Log into the server with ssh and load anaconda:
module load anaconda3
Create your personal conda environment, here I choose to name it dev (how original!) and clone the packages already installed in the default environment:
conda create --name dev --clone root
Activate your newly created environment:
source activate dev
Install the packages you want (for example Ryan’s excellent xgcm) into your environment. (NB: you can’t install new packages in the default environment):
conda install -c conda-forge xgcm
To use your conda environment in the server’s jupyterhub, install the ipython kernel for your conda environment:
conda install ipykernel
python -m ipykernel install --user --name dev --display-name "Python3 (dev,raf)"
The argument for --name
must correspond to the environment name (e.g. dev).

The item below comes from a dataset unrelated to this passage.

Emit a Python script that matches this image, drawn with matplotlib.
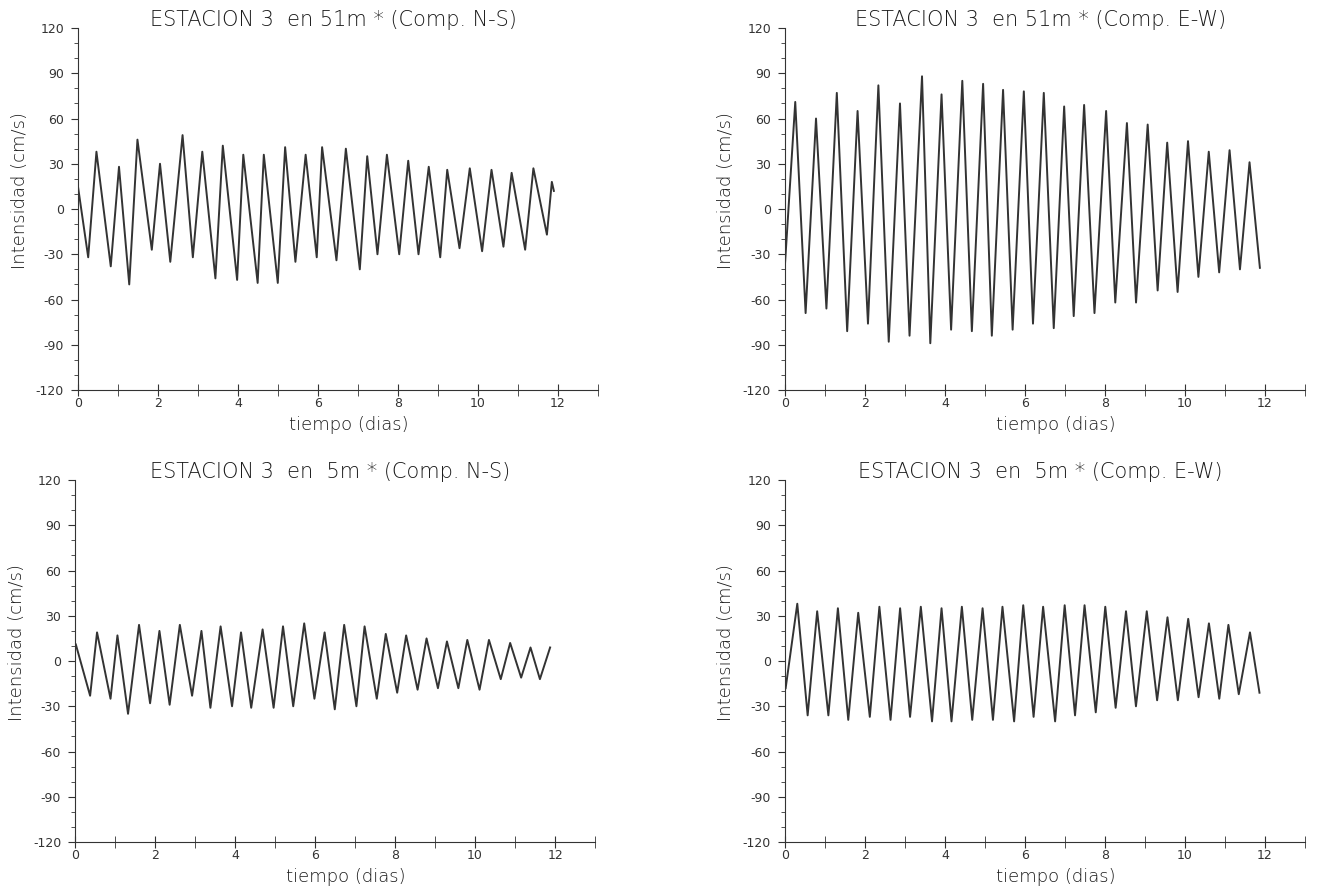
import numpy as np
import matplotlib.pyplot as plt
from matplotlib.ticker import MultipleLocator, FuncFormatter

plt.rcParams['font.family'] = ['DejaVu Sans']
plt.rcParams['axes.unicode_minus'] = False

# Estacion 3, 51 m, componente N-S (picos y valles)
t_51_ns = [0.0, 0.256, 0.462, 0.82, 1.026, 1.282, 1.487, 1.846, 2.051, 2.308, 2.615, 2.872,
           3.108, 3.436, 3.621, 3.979, 4.133, 4.492, 4.646, 4.995, 5.179, 5.436, 5.692, 5.969,
           6.103, 6.462, 6.697, 7.046, 7.231, 7.487, 7.723, 8.031, 8.256, 8.513, 8.769, 9.056,
           9.231, 9.538, 9.795, 10.103, 10.338, 10.636, 10.841, 11.179, 11.385, 11.723, 11.846, 11.897]
v_51_ns = [15, -32, 38, -38, 28, -50, 46, -27, 30, -35, 49, -32,
           38, -46, 42, -47, 36, -49, 36, -49, 41, -35, 36, -32,
           41, -34, 40, -40, 35, -30, 36, -30, 32, -30, 28, -32,
           26, -26, 27, -28, 26, -25, 24, -27, 27, -17, 18, 12]

# 51 m, componente E-W
t_51_ew = [0.0, 0.26, 0.519, 0.779, 1.039, 1.299, 1.558, 1.818, 2.078, 2.338, 2.597, 2.878,
           3.117, 3.429, 3.636, 3.917, 4.156, 4.436, 4.675, 4.956, 5.174, 5.455, 5.694, 5.974,
           6.203, 6.473, 6.722, 6.982, 7.221, 7.481, 7.740, 8.031, 8.260, 8.551, 8.779, 9.070,
           9.319, 9.558, 9.818, 10.078, 10.338, 10.597, 10.857, 11.117, 11.377, 11.616, 11.875]
v_51_ew = [-38, 71, -69, 60, -66, 77, -81, 65, -76, 82, -88, 70,
           -84, 88, -89, 76, -80, 85, -81, 83, -84, 79, -80, 78,
           -76, 77, -79, 68, -71, 69, -69, 65, -62, 57, -62, 56,
           -54, 44, -55, 45, -45, 38, -42, 39, -40, 31, -39]

# 5 m, componente N-S
t_5_ns = [0.02, 0.377, 0.55, 0.887, 1.06, 1.325, 1.6, 1.876, 2.11, 2.365, 2.62, 2.926,
          3.16, 3.384, 3.639, 3.925, 4.149, 4.404, 4.689, 4.964, 5.199, 5.454, 5.729, 5.984,
          6.239, 6.493, 6.728, 7.034, 7.238, 7.543, 7.768, 8.053, 8.277, 8.563, 8.787, 9.072,
          9.297, 9.582, 9.806, 10.112, 10.347, 10.642, 10.877, 11.152, 11.386, 11.621, 11.876]
v_5_ns = [11, -23, 19, -25, 17, -35, 24, -28, 20, -29, 24, -23,
          20, -31, 23, -30, 19, -31, 21, -31, 23, -30, 25, -25,
          19, -32, 24, -30, 23, -25, 18, -21, 17, -19, 15, -18,
          13, -18, 14, -19, 14, -12, 12, -11, 9, -12, 9]

# 5 m, componente E-W
t_5_ew = [0.02, 0.311, 0.57, 0.808, 1.088, 1.326, 1.585, 1.834, 2.124, 2.363, 2.642, 2.881,
          3.130, 3.399, 3.679, 3.917, 4.166, 4.425, 4.684, 4.943, 5.202, 5.440, 5.731, 5.959,
          6.218, 6.456, 6.756, 6.995, 7.254, 7.492, 7.772, 8.010, 8.269, 8.528, 8.777, 9.047,
          9.306, 9.565, 9.824, 10.083, 10.342, 10.601, 10.860, 11.088, 11.347, 11.627, 11.865]
v_5_ew = [-18, 38, -36, 33, -36, 35, -39, 32, -37, 36, -39, 35,
          -37, 36, -40, 35, -40, 36, -39, 35, -39, 36, -40, 37,
          -37, 36, -40, 37, -36, 37, -34, 36, -31, 33, -30, 33,
          -26, 29, -26, 28, -24, 25, -25, 24, -22, 19, -21]

titles = ["ESTACION 3  en 51m * (Comp. N-S)",
          "ESTACION 3  en 51m * (Comp. E-W)",
          "ESTACION 3  en  5m * (Comp. N-S)",
          "ESTACION 3  en  5m * (Comp. E-W)"]
series = [(t_51_ns, v_51_ns), (t_51_ew, v_51_ew), (t_5_ns, v_5_ns), (t_5_ew, v_5_ew)]

# posiciones de los ejes [izq, abajo, ancho, alto]
pos = [[0.0587, 0.5618, 0.3916, 0.4067],
       [0.591, 0.5618, 0.3916, 0.4067],
       [0.0565, 0.0539, 0.3916, 0.4067],
       [0.591, 0.0539, 0.3916, 0.4067]]

col = "#333333"
tcol = "#1a1a1a"
fig = plt.figure(figsize=(13.28, 8.9), dpi=100)

for i in range(4):
    ax = fig.add_axes(pos[i])
    t, v = series[i]
    ax.plot(t, v, color=col, lw=1.4)
    ax.set_xlim(0, 13)
    ax.set_ylim(-120, 120)
    ax.spines['top'].set_visible(False)
    ax.spines['right'].set_visible(False)
    ax.spines['left'].set_color(col)
    ax.spines['bottom'].set_color(col)
    ax.xaxis.set_major_locator(MultipleLocator(2))
    ax.xaxis.set_minor_locator(MultipleLocator(1))
    ax.yaxis.set_major_locator(MultipleLocator(30))
    ax.yaxis.set_minor_locator(MultipleLocator(10))
    ax.xaxis.set_major_formatter(FuncFormatter(lambda x, p: "%d" % x if x <= 12 else ""))
    ax.tick_params(axis='x', which='both', direction='inout', length=8, color=col,
                   labelsize=9, pad=1, labelcolor=col)
    ax.tick_params(axis='y', which='major', direction='out', length=5, color=col,
                   labelsize=9, pad=5, labelcolor=col)
    ax.tick_params(axis='y', which='minor', direction='out', length=3, color=col)
    ax.set_xlabel("tiempo (dias)", fontsize=13, color=tcol, fontweight='light')
    ax.xaxis.set_label_coords(0.52, -0.072)
    ax.set_ylabel("Intensidad (cm/s)", fontsize=13, color=tcol, fontweight='light')
    ax.yaxis.set_label_coords(-0.095, 0.55)
    ax.text(0.491, 1.022, titles[i], transform=ax.transAxes, ha='center', va='center',
            fontsize=15, color=tcol, fontweight='light')

plt.savefig("out.png", dpi=100)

Display-name is how the environment will be shown in jupyterhub.
You only need to do this once for this environment and it will become visible in jupyterhub,
in the rolling list under New. If you create a new environment, just repeat the entire process.

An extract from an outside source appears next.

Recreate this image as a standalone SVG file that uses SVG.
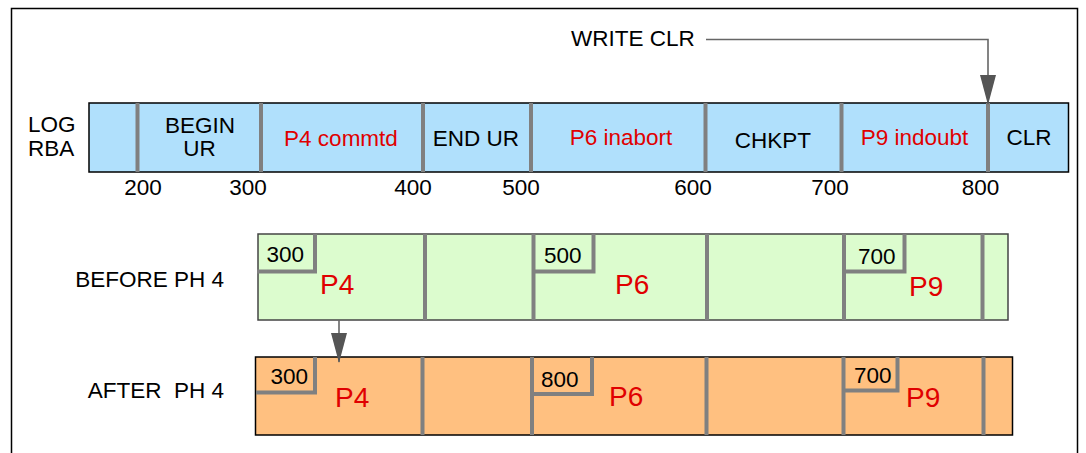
<svg xmlns="http://www.w3.org/2000/svg" width="1086" height="453" viewBox="0 0 1086 453">
<defs>
<style>
text{font-family:"Liberation Sans",Arial,sans-serif;font-size:22.5px;fill:#000}
.red{fill:#e00000}
.big{font-size:28px}
.c{text-anchor:middle}
.e{text-anchor:end}
.div{stroke:#808080;stroke-width:4;fill:none}
.tab{stroke:#808080;stroke-width:4;fill:none;stroke-linejoin:miter}
.conn{stroke:#666;stroke-width:1.6;fill:none}
</style>
<marker id="ah" markerWidth="30" markerHeight="16" refX="29" refY="8" orient="auto" markerUnits="userSpaceOnUse" viewBox="0 0 30 16">
<path d="M0,0 L30,8 L0,16 Z" fill="#555"/>
</marker>
</defs>
<rect x="0" y="0" width="1086" height="453" fill="#fff"/>
<path d="M11.5,460 V8.5 H1077.5 V460" fill="none" stroke="#000" stroke-width="1.5"/>

<g id="log-labels">
<text x="28" y="131.5">LOG</text>
<text x="28" y="156">RBA</text>
</g>

<g id="log-bar">
<rect x="89" y="103" width="979.5" height="69" fill="#b0e0fc" stroke="#000" stroke-width="1.5"/>
<path class="div" d="M137.5,103V172 M261,103V172 M423,103V172 M531,103V172 M705.5,103V172 M841.5,103V172 M988,103V172"/>
<text class="c" x="200" y="132.5">BEGIN</text>
<text class="c" x="199.5" y="156">UR</text>
<text class="c red" x="341" y="145.5">P4 commtd</text>
<text class="c" x="476" y="145.5">END UR</text>
<text class="c red" x="621" y="145">P6 inabort</text>
<text class="c" x="773" y="147.5">CHKPT</text>
<text class="c red" x="914.5" y="145">P9 indoubt</text>
<text class="c" x="1029" y="145">CLR</text>
</g>

<g id="rba-scale">
<text class="c" x="143" y="195">200</text>
<text class="c" x="248" y="195">300</text>
<text class="c" x="413" y="195">400</text>
<text class="c" x="521" y="195">500</text>
<text class="c" x="693" y="195">600</text>
<text class="c" x="830" y="195">700</text>
<text class="c" x="980.5" y="195">800</text>
</g>

<g id="write-clr">
<text x="571" y="46">WRITE CLR</text>
</g>

<g id="before-label"><text class="e" x="224" y="286.5">BEFORE PH 4</text></g>
<g id="after-label"><text class="e" x="224" y="397.5" xml:space="preserve">AFTER  PH 4</text></g>

<g id="before-bar">
<rect x="258" y="234" width="750" height="86" fill="#dcfcce" stroke="#444" stroke-width="1.5"/>
<path class="div" d="M425,234V320 M533.5,234V320 M707,234V320 M844,234V320 M982.5,234V320"/>
<path class="tab" d="M257,271.5 H315 V234"/>
<path class="tab" d="M533.5,271.5 H593.5 V234"/>
<path class="tab" d="M844,271.5 H904.5 V234"/>
<text x="266.5" y="262">300</text>
<text x="544" y="263">500</text>
<text x="858" y="264">700</text>
<text class="red big" x="320" y="294">P4</text>
<text class="red big" x="615" y="293.5">P6</text>
<text class="red big" x="909" y="296">P9</text>
</g>

<g id="after-bar">
<rect x="255.5" y="357" width="757" height="78" fill="#ffc080" stroke="#000" stroke-width="1.5"/>
<path class="div" d="M422.5,357V435 M532,357V435 M706.5,357V435 M843.5,357V435 M983.5,357V435"/>
<path class="tab" d="M256,392.5 H315 V357"/>
<path class="tab" d="M530,394 H592 V357"/>
<path class="tab" d="M843.5,390.5 H897.5 V357"/>
<text x="270.5" y="383.5">300</text>
<text x="541" y="386.5">800</text>
<text x="854" y="382.5">700</text>
<text class="red big" x="335" y="406.5">P4</text>
<text class="red big" x="609" y="405.5">P6</text>
<text class="red big" x="906" y="406.5">P9</text>
</g>

<g id="connectors">
<path class="conn" d="M706,39.5 H988 V104" marker-end="url(#ah)"/>
<path class="conn" d="M339,320 V362" marker-end="url(#ah)"/>
</g>
</svg>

Running jupyter notebook on CUIT machines¶
Foreword: this is best run in a “screen” (virtual terminal) session. See https://linuxize.com/post/how-to-use-linux-screen/ for details.
First, we need to get a compute node allocated for our notebook, either from the global pool:
salloc -N 1 -A ocpbgc --exclusive
or from our own:
salloc -N 1 -A ocpbgc -p ocpbgc --exclusive
You can ask for more than one node (-N 2 for 2 nodes,…). Once our node is allocated we can activate our conda environment:
source activate myenv
We also need to disable this environment variable:
unset XDG_RUNTIME_DIR
And find the ip of the node:
export ip=$( srun hostname -i )
Note the ip address, will be refered to <nodeip> below.

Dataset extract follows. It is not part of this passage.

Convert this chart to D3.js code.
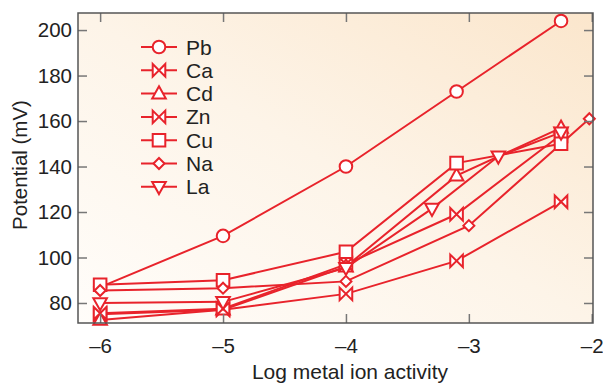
<!DOCTYPE html>
<html><head><meta charset="utf-8">
<script src="https://cdn.jsdelivr.net/npm/d3@7"></script>
<style>body{margin:0;background:#fff}svg{display:block}text{font-family:"Liberation Sans",Arial,sans-serif;fill:#222}</style>
</head><body><svg id="c" width="603" height="384"></svg>
<script>
const seriesNames = ["Pb","Ca","Cd","Zn","Cu","Na","La"];
const pbLog = [-6,-5,-4,-3.1,-2.25], pbMV = [87,109.5,140,173,204];
const caLog = [-6,-5,-4,-3.1,-2.25], caMV = [75,77,84,98.5,124.5];
const cdLog = [-6,-5,-4,-3.1,-2.25], cdMV = [72.5,77,96,136,157];
const znLog = [-6,-5,-4,-3.1,-2.25], znMV = [75.5,77.5,97,119,154];
const cuLog = [-6,-5,-4,-3.1,-2.25], cuMV = [88,90,102.5,141.5,150];
const naLog = [-6,-5,-4,-3.0,-2.02], naMV = [85.5,86.5,89.5,114,161];
const laLog = [-6,-5,-4,-3.3,-2.76,-2.25], laMV = [80,80.5,95.5,121.5,144.5,155];
const xTicks = [-6,-5,-4,-3,-2];
const yTicks = [80,100,120,140,160,180,200];

(function(){
const logs = [pbLog,caLog,cdLog,znLog,cuLog,naLog,laLog];
const mvs = [pbMV,caMV,cdMV,znMV,cuMV,naMV,laMV];
const markers = ["circle","bowtie","triUp","bowtie","square","diamond","triDown"];
const RED = "#e8232b";

const svg = d3.select("#c");
const L=78,R=593,T=13,B=323;
const x = d3.scaleLinear().domain([-6.18,-1.99]).range([L,R]);
const y = d3.scaleLinear().domain([71.2,207.5]).range([B,T]);

const defs = svg.append("defs");
const g = defs.append("linearGradient").attr("id","bg").attr("x1","0").attr("y1","1").attr("x2","1").attr("y2","0");
g.append("stop").attr("offset","0").attr("stop-color","#fffdfa");
g.append("stop").attr("offset","0.5").attr("stop-color","#fdf4e8");
g.append("stop").attr("offset","1").attr("stop-color","#fbe6cc");
defs.append("clipPath").attr("id","cp").append("rect").attr("x",L).attr("y",T).attr("width",R-L).attr("height",B-T);

svg.append("rect").attr("x",L).attr("y",T).attr("width",R-L).attr("height",B-T).attr("fill","url(#bg)");

function markerPath(type){
  const s=6.3;
  switch(type){
    case "bowtie": return `M${-s},${-s}L${s},${s}L${s},${-s}L${-s},${s}Z`;
    case "triUp": return `M0,${-s-1}L${s+0.5},${s-1.5}L${-s-0.5},${s-1.5}Z`;
    case "triDown": return `M0,${s+1}L${s+0.5},${-s+1.5}L${-s-0.5},${-s+1.5}Z`;
    case "square": return `M${-s},${-s}H${s}V${s}H${-s}Z`;
    case "diamond": return `M0,-5.5L5.5,0L0,5.5L-5.5,0Z`;
  }
}
function drawMarker(sel,type){
  if(type==="circle") sel.append("circle").attr("r",6.3).attr("fill","#fff").attr("stroke",RED).attr("stroke-width",2);
  else sel.append("path").attr("d",markerPath(type)).attr("fill","#fff").attr("stroke",RED).attr("stroke-width",2).attr("stroke-linejoin","miter");
}

const plot = svg.append("g").attr("clip-path","url(#cp)");
const line = d3.line().x(d=>x(d[0])).y(d=>y(d[1]));
seriesNames.forEach((n,i)=>{
  const pts = logs[i].map((v,j)=>[v,mvs[i][j]]);
  plot.append("path").attr("d",line(pts)).attr("fill","none").attr("stroke",RED).attr("stroke-width",2);
});
seriesNames.forEach((n,i)=>{
  const pts = logs[i].map((v,j)=>[v,mvs[i][j]]);
  pts.forEach(p=>{
    const m = svg.append("g").attr("transform",`translate(${x(p[0])},${y(p[1])})`);
    drawMarker(m,markers[i]);
  });
});

const tc="#777";
const FS="20.5px";
const ax = svg.append("g");
const axB = ax.append("g").attr("transform",`translate(0,${B})`).call(d3.axisBottom(x).tickValues(xTicks).tickSizeInner(-9).tickSizeOuter(0).tickPadding(15).tickFormat(d=>d3.format("")(d).replace("-","\u2212").replace("\u2212","\u2013")));
const axT = ax.append("g").attr("transform",`translate(0,${T})`).call(d3.axisTop(x).tickValues(xTicks).tickSizeInner(-9).tickSizeOuter(0).tickFormat(""));
const axL = ax.append("g").attr("transform",`translate(${L},0)`).call(d3.axisLeft(y).tickValues(yTicks).tickSizeInner(-9).tickSizeOuter(0).tickPadding(6));
const axR = ax.append("g").attr("transform",`translate(${R},0)`).call(d3.axisRight(y).tickValues(yTicks).tickSizeInner(-9).tickSizeOuter(0).tickFormat(""));
[axB,axT,axL,axR].forEach(a=>{
  a.select(".domain").remove();
  a.selectAll("line").attr("stroke",tc).attr("stroke-width",1.5);
  a.selectAll("text").style("font-size",FS).attr("fill","#222").style("font-family","'Liberation Sans',Arial,sans-serif");
});
svg.append("rect").attr("x",L).attr("y",T).attr("width",R-L).attr("height",B-T).attr("fill","none").attr("stroke","#555").attr("stroke-width",1.5);

svg.append("text").attr("x",350).attr("y",379).attr("text-anchor","middle").style("font-size","21px").text("Log metal ion activity");
svg.append("text").attr("transform",`translate(27,${165}) rotate(-90)`).attr("text-anchor","middle").style("font-size","20.5px").text("Potential (mV)");

const lg = svg.append("g");
seriesNames.forEach((n,i)=>{
  const yy = 47 + i*23.3;
  lg.append("line").attr("x1",141).attr("x2",177).attr("y1",yy).attr("y2",yy).attr("stroke",RED).attr("stroke-width",2);
  const m = lg.append("g").attr("transform",`translate(159,${yy})`);
  drawMarker(m,markers[i]);
  lg.append("text").attr("x",186).attr("y",yy+7.5).style("font-size","21px").text(n);
});
})();
</script></body></html>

Now we can start the notebook (here I start it in my workspace, not home directory):
srun jupyter notebook --no-browser --ip=$ip --notebook-dir=/rigel/ocpbgc/users/$whoami
The notebook should be running on port 8888. If not adapt the next items to the current port. Leave this terminal alone, or detach the screen session. In a new terminal, we’re gonna create a tunnel to the 8888 port of the compute node to the 8010 port of our workstation/laptop, bouncing off the login node (e.g. habanero):
ssh -L 8010:<nodeip>:8888 <name_of_login_node>
In your web browser, type:
localhost:8010
And you should be connected to your notebook.
Group policies¶
User accounts:¶
Request for new user accounts on the group shared computing must be sent to group leader (Galen McKinley) with CC to the server admin. Upon approval from group leader, account will be created. Users authenticate through LDAP system and require an active UNI to be granted access.
Data policy (contigency/disaster plan):¶
Users are required to keep lightweighted files (codes, scripts,…) needed to regenerate datasets (numerical simulations or other products) under version control (git, svn,…) using a cloud service of their choice.
No confidential, sensitive or personal data can be stored on the group server. All data stored on the group’s server is considered public.
Users are required to keep their big files (>50 Mo) on the Google Drive storage provided by Columbia.
All data stored on the group servers is considered as disposable and reproducible in case of any event leading to the destruction of the present data.
Server maintenance:¶
Server maintenance is scheduled weekly (every Tuesday mornings) but can happen more often if needed.
The system administrator is required to keep an inventory of all software installed (as a batch install script) as well as any information useful to reproduce the current state of the system.
Tutorial: Discovering, loading and plotting data with intake and xarray¶
We need to have intake installed (see https://server-howto.readthedocs.io/en/latest/data_organization.html#discover-data-with-intake).
[1]:
import intake
Display figures inside notebook
[2]:
%matplotlib inline
The observation datasets interpolated on the ASTE grid are listed in the following catalog:
[3]:
cat = intake.Catalog('/local/data/artemis/catalogs/ASTE_catalog.yml')
You can see what datasets are available in the catalog with:
[4]:
list(cat)
[4]:
['MLD_deBoyerMontegut',
'Biomes_FayMcKinley',
'NPP_CBPM_MODIS',
'NPP_CBPM_SeaWIFS',
'NPP_CBPM_VIIRS',
'NPP_EppleyVGPM_MODIS',
'NPP_EppleyVGPM_SeaWIFS',
'NPP_EppleyVGPM_VIIRS']
The intake catalog provides all the necessary information on the data location, type,… so the loading process can be done easily with:
[5]:
npp_obs = cat.NPP_EppleyVGPM_MODIS.to_dask()
The dataset obtained can be plotted using xarray functions.
[6]:
npp_obs['npp'].sel(time='2007-6', face=1).plot(vmax=2000)
[6]:
<matplotlib.collections.QuadMesh at 0x7f2fdc06a438>